SUSTAINABLE MANAGEMENT OF OIL PALM PLANTATION INDUSTRY AND THE PERCEPTION IMPLICATIONS
Aikanathan S, Basiron Y, Sundram K, Chenayah S and Sasekumar A

Abstract
The palm oil plantation industry in Malaysia has been striving to make production sustainable and the industry stakeholders have set-up various sustainability certification schemes for palm oil. Perception of the industry from the media, Non-government Organizations (NGOs) and social groups seem to indicate that palm oil is generally not sustainable, and the industry thus should reduce any expansion policies it may harbour. This study reviewed perception trends with regards to oil palm plantations in Malaysia, and analysed the related variables that are important for palm oil production in the country. A perception survey of 742 stakeholders was carried out and the analysis shows stakeholders regard different issues as important for their respective groups. The perception for the growers and traders/manufactures indicated that their actual behaviour does not tally with the views of environmental NGOs and media.
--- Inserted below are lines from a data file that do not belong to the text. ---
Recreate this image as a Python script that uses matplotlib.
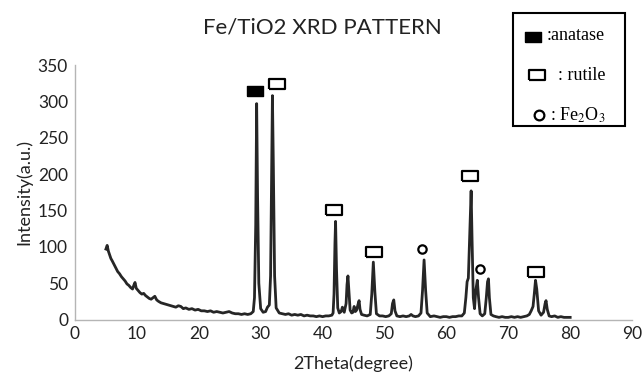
import matplotlib.pyplot as plt
from matplotlib.patches import Rectangle
import numpy as np

# XRD trace: (2theta, intensity)
two_theta = [
    5.0, 5.2, 5.4, 5.6, 5.8, 6.0, 6.3, 6.6, 6.9, 7.2, 7.5, 7.8, 8.1, 8.4, 8.7,
    9.0, 9.3, 9.5, 9.7, 9.9, 10.2, 10.5, 10.8, 11.1, 11.4, 11.7, 12.0, 12.3,
    12.6, 12.9, 13.2, 13.5, 13.9, 14.3, 14.7, 15.1, 15.5, 15.9, 16.3, 16.7,
    17.1, 17.5, 17.9, 18.4, 18.9, 19.4, 19.9, 20.4, 20.9, 21.4, 21.9, 22.4,
    22.9, 23.4, 23.9, 24.4, 24.9, 25.4, 25.9, 26.4, 26.9, 27.4, 27.9, 28.4,
    28.8, 29.0, 29.2, 29.35, 29.5, 29.7, 30.0, 30.4, 30.8, 31.1, 31.4, 31.6,
    31.75, 31.9, 32.05, 32.25, 32.5, 33.0, 33.5, 34.0, 34.5, 35.0, 35.5, 36.0,
    36.5, 37.0, 37.5, 38.0, 38.5, 39.0, 39.5, 40.0, 40.5, 41.0, 41.5, 41.7,
    41.85, 42.0, 42.1, 42.25, 42.45, 42.7, 43.0, 43.2, 43.5, 43.8, 43.95,
    44.1, 44.25, 44.45, 44.7, 44.9, 45.1, 45.3, 45.5, 45.7, 45.9, 46.05,
    46.3, 46.7, 47.2, 47.7, 47.95, 48.2, 48.45, 48.7, 49.2, 49.7, 50.2, 50.7,
    51.1, 51.3, 51.5, 51.7, 52.0, 52.5, 53.0, 53.5, 54.0, 54.3, 54.6, 55.0,
    55.5, 55.9, 56.15, 56.4, 56.65, 56.9, 57.4, 58.0, 58.5, 59.0, 59.5, 60.0,
    60.5, 61.0, 61.5, 62.0, 62.5, 62.9, 63.15, 63.35, 63.55, 63.75, 63.9,
    64.0, 64.15, 64.35, 64.55, 64.75, 65.0, 65.2, 65.45, 65.8, 66.2, 66.45,
    66.65, 66.8, 66.95, 67.2, 67.6, 68.0, 68.5, 69.0, 69.5, 70.0, 70.5, 71.0,
    71.5, 72.0, 72.5, 73.0, 73.4, 73.7, 74.0, 74.2, 74.4, 74.6, 74.9, 75.3,
    75.7, 75.95, 76.1, 76.3, 76.6, 77.0, 77.5, 78.0, 78.5, 79.0, 79.5, 80.0,
]
intensity = [
    97, 102, 94, 89, 84, 81, 76, 71, 66, 63, 59, 56, 53, 49, 47,
    44, 42, 47, 51, 43, 40, 37, 35, 36, 33, 31, 29, 28,
    30, 32, 27, 25, 23, 22, 21, 20, 19, 18, 17, 19,
    18, 15, 16, 14, 15, 13, 14, 12, 12, 11, 12, 10,
    11, 10, 9, 10, 11, 9, 8, 8, 7, 8, 7, 8,
    11, 30, 130, 297, 170, 50, 15, 10, 11, 17, 20, 60,
    190, 308, 210, 60, 16, 9, 8, 7, 8, 6, 7, 6,
    7, 5, 6, 5, 5, 4, 5, 4, 5, 5, 6, 9,
    35, 105, 135, 70, 16, 9, 11, 17, 10, 22, 48,
    60, 40, 13, 9, 10, 18, 11, 13, 20, 26, 14,
    7, 6, 5, 7, 35, 79, 38, 8, 5, 5, 4, 5,
    8, 22, 27, 12, 5, 4, 5, 4, 5, 7, 5, 4,
    5, 9, 40, 82, 40, 9, 4, 5, 4, 3, 4, 4,
    3, 4, 4, 5, 5, 9, 30, 52, 57, 110, 150,
    177, 110, 30, 15, 40, 54, 30, 8, 5, 8, 30,
    52, 56, 30, 7, 5, 4, 3, 4, 3, 3, 4, 3,
    4, 3, 4, 5, 7, 12, 18, 35, 54, 42, 12, 6,
    10, 22, 26, 14, 5, 4, 5, 3, 4, 3, 3, 3,
]

# phase markers above the peaks
anatase_x = [29.1]
anatase_y = [315]
rutile_x = [32.7, 41.8, 48.3, 63.8, 74.4]
rutile_y = [324, 150, 93, 197, 66]
fe2o3_x = [56.1, 65.4]
fe2o3_y = [97, 69]

x_ticks = list(range(0, 100, 10))
y_ticks = list(range(0, 400, 50))

# wide rectangle marker
RECT = [(-1.6, -1), (1.6, -1), (1.6, 1), (-1.6, 1), (-1.6, -1)]

plt.rcParams["font.family"] = ["Lato", "DejaVu Sans"]

fig = plt.figure(figsize=(6.43, 3.72), dpi=100)
ax = fig.add_axes([0.1166, 0.141, 0.983 - 0.1166, 0.825 - 0.141])

ax.plot(two_theta, intensity, color="#262626", lw=2.0, solid_joinstyle="round")

ax.plot(anatase_x, anatase_y, ls="none", marker=RECT, ms=11, mfc="black",
        mec="black", mew=1)
ax.plot(rutile_x, rutile_y, ls="none", marker=RECT, ms=11, mfc="white",
        mec="black", mew=1.6)
ax.plot(fe2o3_x, fe2o3_y, ls="none", marker="o", ms=6, mfc="white",
        mec="black", mew=1.6)

ax.set_xlim(0, 90)
ax.set_ylim(0, 350)
ax.set_xticks(x_ticks)
ax.set_yticks(y_ticks)
ax.tick_params(length=0, labelsize=12.5, colors="#222222", pad=5)
for side in ("top", "right"):
    ax.spines[side].set_visible(False)
for side in ("left", "bottom"):
    ax.spines[side].set_color("#b5b5b5")
    ax.spines[side].set_linewidth(1)

ax.set_xlabel("2Theta(degree)", fontsize=13, color="#222222", labelpad=9)
ax.set_ylabel("Intensity(a.u.)", fontsize=13, color="#222222", labelpad=4)
fig.text(322 / 643, 1 - 27 / 372, "Fe/TiO2 XRD PATTERN", fontsize=16,
         ha="center", va="center", color="#222222")

# hand-made legend box (figure pixels -> fraction)
W, H = 643, 372
fig.patches.append(Rectangle((513 / W, 1 - 126 / H), 112 / W, 113 / H,
                             transform=fig.transFigure, fill=False,
                             ec="black", lw=1.5))
serif = ["Liberation Serif", "DejaVu Serif"]
fig.lines.append(plt.Line2D([532.5 / W], [1 - 37 / H], transform=fig.transFigure,
                            ls="none", marker=RECT, ms=11, mfc="black",
                            mec="black"))
fig.text(547 / W, 1 - 36 / H, ":anatase", family=serif, fontsize=13,
         va="center")
fig.lines.append(plt.Line2D([537 / W], [1 - 74.5 / H], transform=fig.transFigure,
                            ls="none", marker=RECT, ms=11, mfc="white",
                            mec="black", mew=1.6))
fig.text(558 / W, 1 - 75 / H, ": rutile", family=serif, fontsize=13,
         va="center")
fig.lines.append(plt.Line2D([538.5 / W], [1 - 115 / H], transform=fig.transFigure,
                            ls="none", marker="o", ms=7, mfc="white",
                            mec="black", mew=1.6))
fig.text(550 / W, 1 - 115 / H, ": Fe$_2$O$_3$", family=serif, fontsize=13,
         va="center", math_fontfamily="stix")

fig.savefig("out.png", dpi=100)
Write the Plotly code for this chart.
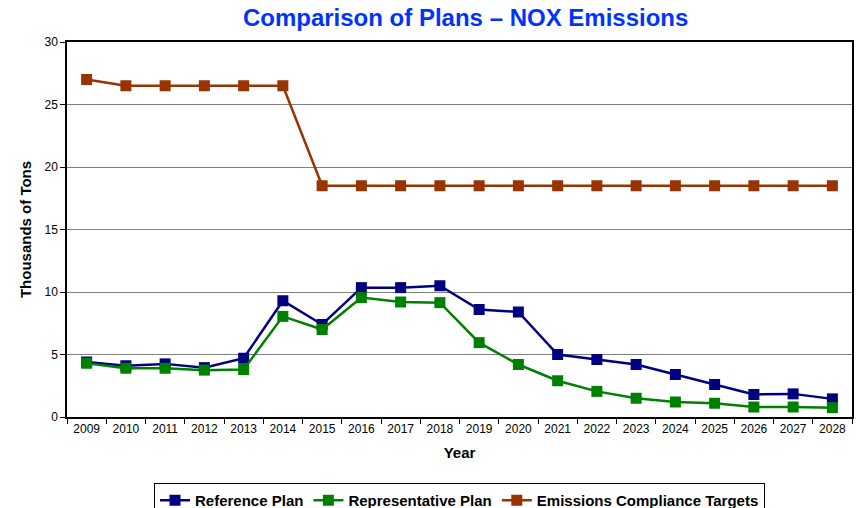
import plotly.graph_objs as go

# Datos
years = [str(y) for y in range(2009, 2029)]
reference_plan = [4.4, 4.1, 4.25, 3.95, 4.7, 9.3, 7.4, 10.35, 10.35, 10.5,
                  8.6, 8.4, 5.0, 4.6, 4.2, 3.4, 2.6, 1.8, 1.85, 1.45]
representative_plan = [4.3, 3.9, 3.9, 3.75, 3.8, 8.05, 7.0, 9.55, 9.2, 9.15,
                       5.95, 4.2, 2.9, 2.05, 1.5, 1.2, 1.1, 0.8, 0.8, 0.75]
compliance_targets = [27.0, 26.5, 26.5, 26.5, 26.5, 26.5, 18.5, 18.5, 18.5, 18.5,
                      18.5, 18.5, 18.5, 18.5, 18.5, 18.5, 18.5, 18.5, 18.5, 18.5]

series = [
    ("Reference Plan", reference_plan, "#000080"),
    ("Representative Plan", representative_plan, "#008000"),
    ("Emissions Compliance Targets", compliance_targets, "#993300"),
]

fig = go.Figure()

for name, values, color in series:
    fig.add_trace(
        go.Scatter(
            x=years,
            y=values,
            mode='lines+markers',
            name="<b>" + name + "</b>",
            line=dict(color=color, width=2.5),
            marker=dict(symbol='square', size=11, color=color),
        )
    )

font_family = "Liberation Sans, Arial, sans-serif"

fig.update_layout(
    width=856,
    height=508,
    paper_bgcolor='white',
    plot_bgcolor='white',
    margin=dict(l=67, r=4, t=42, b=91, autoexpand=False),
    font=dict(family=font_family, size=12, color='black'),
    title=dict(
        text="<b>Comparison of Plans – NOX Emissions</b>",
        font=dict(size=24, color='#0033FF'),
        x=0.544, xanchor='center', y=0.965, yanchor='middle',
    ),
    xaxis=dict(
        type='category',
        range=[-0.5, len(years) - 0.5],
        tickson='boundaries',
        ticks='outside', ticklen=5, tickcolor='black',
        showline=True, linecolor='black', linewidth=1.5, mirror=True,
        showgrid=False,
        automargin=False,
        title=dict(text="<b>Year</b>", font=dict(size=15), standoff=12),
    ),
    yaxis=dict(
        range=[0, 30], dtick=5,
        ticks='outside', ticklen=5, tickcolor='black',
        showline=True, linecolor='black', linewidth=1.5, mirror=True,
        showgrid=True, gridcolor='#808080', gridwidth=1.2,
        zeroline=False,
        automargin=False,
        title=dict(text="<b>Thousands of Tons</b>", font=dict(size=15), standoff=9),
    ),
    legend=dict(
        orientation='h',
        x=0.5, xanchor='center',
        y=-0.176, yanchor='top',
        bordercolor='black', borderwidth=1,
        font=dict(size=15),
        itemwidth=30,
        traceorder='normal',
    ),
)

# quitar el margen del body para que la figura empiece en (0, 0)
fig.write_html("out.html", config={'displayModeBar': False},
               post_script="document.body.style.margin='0';")
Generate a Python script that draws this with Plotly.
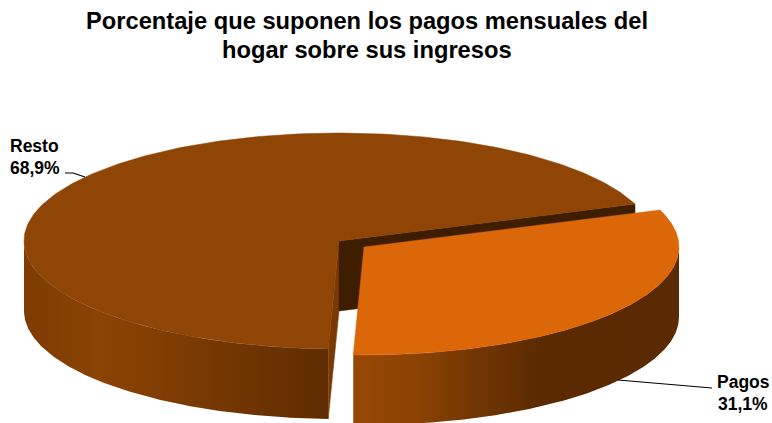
import numpy as np
import plotly.graph_objects as go

categories = ["Pagos", "Resto"]
values = [31.1, 68.9]
value_labels = ["31,1%", "68,9%"]
title_lines = ["Porcentaje que suponen los pagos mensuales del", "hogar sobre sus ingresos"]

RX, RY, DEPTH = 315, 108, 70
START = 20.0
PAGOS_C = (364, 247)
RESTO_C = (339, 241)
TOP_COLORS = {"Pagos": "#DB6708", "Resto": "#8F4505"}
FACE_DARK = "#3F1E00"
FACE_MID = "#7A3903"
RESTO_STOPS = [(25, "#7E3C03"), (100, "#8A4304"), (140, "#853F03"), (220, "#743702"), (328, "#5E2C01")]
PAGOS_STOPS = [(354, "#984805"), (420, "#8A4204"), (480, "#703503"), (540, "#5B2A01"), (680, "#5A2A02")]

span = [v / sum(values) * 360 for v in values]
pagos_a = (START - span[0], START)
resto_a = (START, START + span[1])


def ell(c, t):
    r = np.radians(t)
    return c[0] + RX * np.cos(r), c[1] - RY * np.sin(r)


fig = go.Figure()


def poly(x, y, color):
    x, y = list(x), list(y)
    fig.add_trace(go.Scatter(x=x + x[:1], y=y + y[:1], mode="lines", fill="toself",
                             fillcolor=color, line=dict(color=color, width=0.5),
                             hoverinfo="skip", showlegend=False))


def wall(c, a0, a1, stops):
    ts = np.linspace(a0, a1, 240)
    ex, ey = ell(c, ts)
    x = np.r_[ex, ex[::-1], ex[0]]
    y = np.r_[ey, ey[::-1] + DEPTH, ey[0]]
    x0, x1 = stops[0][0], stops[-1][0]
    scale = [[(s[0] - x0) / (x1 - x0), s[1]] for s in stops]
    fig.add_trace(go.Scatter(x=list(x), y=list(y), mode="lines", fill="toself",
                             line=dict(width=0, color="rgba(0,0,0,0)"),
                             fillgradient=dict(type="horizontal", colorscale=scale, start=x0, stop=x1),
                             hoverinfo="skip", showlegend=False))


def sector(c, a0, a1, color):
    ts = np.linspace(a0, a1, 240)
    ex, ey = ell(c, ts)
    poly(np.r_[c[0], ex], np.r_[c[1], ey], color)


# Resto: outer wall, cut faces and top
wall(RESTO_C, 180, resto_a[1], RESTO_STOPS)
ex, ey = ell(RESTO_C, resto_a[1])
poly([RESTO_C[0], ex, ex, RESTO_C[0]], [RESTO_C[1], ey, ey + DEPTH, RESTO_C[1] + DEPTH], FACE_MID)
ex, ey = ell(RESTO_C, resto_a[0])
poly([RESTO_C[0], ex, ex, RESTO_C[0]], [RESTO_C[1], ey, ey + DEPTH, RESTO_C[1] + DEPTH], FACE_DARK)
sector(RESTO_C, resto_a[0], resto_a[1], TOP_COLORS["Resto"])

# Pagos: outer wall and top
wall(PAGOS_C, pagos_a[0], 0, PAGOS_STOPS)
sector(PAGOS_C, pagos_a[0], pagos_a[1], TOP_COLORS["Pagos"])

# Leader lines
for lx, ly in [([618, 712], [380, 388]), ([65, 73, 85], [173, 173, 177])]:
    fig.add_trace(go.Scatter(x=lx, y=ly, mode="lines", line=dict(color="black", width=1.2),
                             hoverinfo="skip", showlegend=False))


def label(x, y, text, size):
    fig.add_annotation(x=x, y=y, xref="x", yref="y", showarrow=False, align="center",
                       font=dict(family="Liberation Sans", size=size, color="black"),
                       text=f"<b>{text}</b>")


label(743, 382, categories[0], 17.5)
label(743, 404, value_labels[0], 17.5)
label(34.5, 146, categories[1], 17.5)
label(34.5, 168, value_labels[1], 17.5)
label(367, 21, title_lines[0], 23.7)
label(367, 50, title_lines[1], 23.7)

fig.update_layout(width=772, height=423, margin=dict(l=0, r=0, t=0, b=0),
                  paper_bgcolor="white", plot_bgcolor="white", showlegend=False,
                  xaxis=dict(range=[0, 772], visible=False),
                  yaxis=dict(range=[423, 0], visible=False))
fig.write_html("out.html", config={"displayModeBar": False},
               post_script="document.body.style.margin='0';document.documentElement.style.overflow='hidden';")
Although the industry has established its principles and criteria which are the backbone of the certification schemes, stakeholders still differ in their perception towards palm oil. The perception issues are linked with a lack of measurable variables for sustainability, which were considered not important previously. The overall conclusion shows that sustainable science is an important element for oil palm management. However it is still perceived that a number of additional measurable variables could be adopted by the industry, to assist in properly quantifying sustainability.